Run Manifests & Invariants: Every connector_syncs document requires a cryptographic manifest:

  • Inputs: SHA256 of the raw Extracted Graph received via /api/v1/ingest/normalized-graph.
  • Outputs: Entity/Edge counts, sum of execution_evidence nodes committed to the DB.
  • Invariant: nodesCreated + nodesUpdated + nodesDeleted == Total Discovered Nodes. If this invariant fails, the sync_ingestion queue worker must halt and mark the sync as degraded. We guarantee we didn't lose any data the customer did give us.

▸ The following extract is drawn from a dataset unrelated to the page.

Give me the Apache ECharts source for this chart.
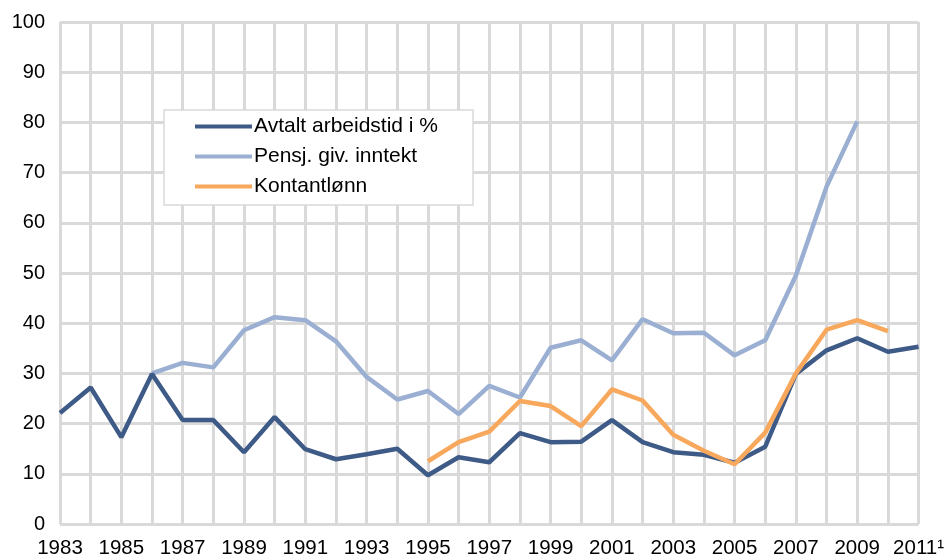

F. Threat Model: Execution Evidence Fraud

Threat: A malicious actor compromises the customer's ServiceNow instance and alters the sys_audit logs or script definitions to hide unauthorized calls to Azure Fabric. SaaS Defense:

  1. Immutability of the Target: We pull Entra ID sign-in logs and Azure Activity logs independently of ServiceNow. Even if SN logs are wiped, the Entra SP login and subsequent Fabric actions are recorded on the Microsoft side.
  2. Cross-Checking: The SV0 Platform flags anomalies. If Entra shows 500 logins for SPN 'A', but ServiceNow shows 0 business rule triggers for the associated OAuth entity, an "Evidence Discrepancy" alert is generated.

G. Recommendations & Product Roadmap

1. "Best Effort" Advisor Engine: Build an advisory module within the platform. When viewing an authority path, if evidence is weak, display a contextual recommendation: "To achieve deterministic tracing for this path, advise the customer to enable glide.outbound_http.log.body for REST message X." This turns a gap into a consulting opportunity rather than a technical blocker.

2. Visualizing "Confidence Scores": The NormalizedGraph schema must be updated to include an evidenceConfidence enum (e.g., STRUCTURAL, TEMPORAL_INFERRED, DETERMINISTIC). The frontend UI should use this score to color-code the reliability of the execution chains presented to the auditor.

3. State-Delta Inferencing: Shift focus away from perfect execution tracing. If we can't prove how the data was changed (due to lack of trace IDs), double down on proving what changed by ensuring the Diff Engine in the SV0 platform takes extremely high-fidelity snapshots of the source and target states.